Rise of the Dark Spark uses the same forgettable soundtrack as the Wii U version, but luckily it also uses much of the same voice over work for some fully-voiced sequences that bring an otherwise text-heavy game to life. We mentioned in our GEOM review a while back that many low-budget third-party games neglect to include any sort of sound effects in the menu screens, and a simple "whoosh" or "click" goes a long way towards making a game feel complete – thankfully, Rise of the Dark Spark on 3DS puts the whooshing and clicking menu sounds on overload in the most satisfying possible way. It seems like a minor detail, but for all the hundreds of times you select menu options in any given game, this minor detail adds up to a more engaging experience.

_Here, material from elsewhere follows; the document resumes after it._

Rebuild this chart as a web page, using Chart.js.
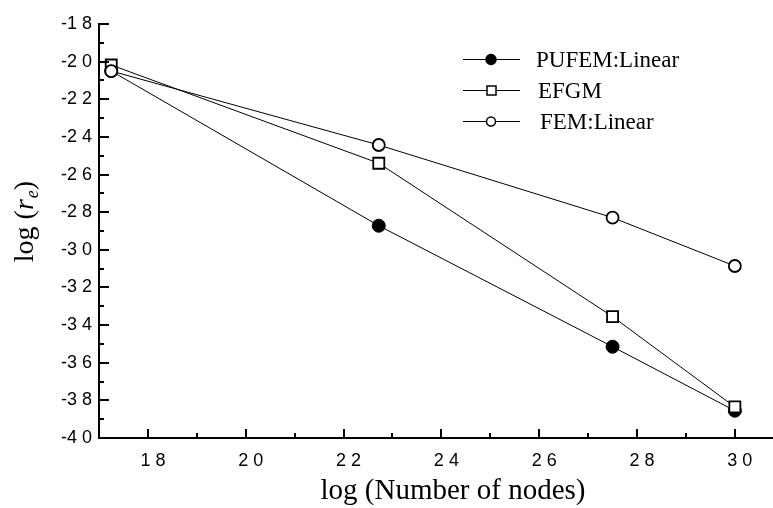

WayForward gets all the little things right; while many third-party offerings on 3DS seem to play at a permanently low volume, Rise of the Dark Spark blasts you in the face with a Soundwave (pun intended) of audio. The game's controls also include full touch screen and standard button support, another common oversight in third-party titles on 3DS.
Transformers: Rise of the Dark Spark doesn't reinvent the tactical RPG wheel. If this is your first foray into the genre on 3DS, Intelligent Systems' masterful Fire Emblem: Awakening is a superior choice, but WayForward's new Transformers title will be a pleasant surprise to veterans looking for something new. After the embarrassment that was the home console version of Rise of the Dark Spark, this 3DS iteration stands head and shoulders above the others – rather than awkwardly shoehorning a home console game into a portable system, Activision wisely chose to take an entirely different approach with Transformers on 3DS. If you like turn-based strategy and you love Robots in Disguise, this will be a welcome addition to your collection. Besides, it might be the closest we ever get to a Western release of Super Robot Wars.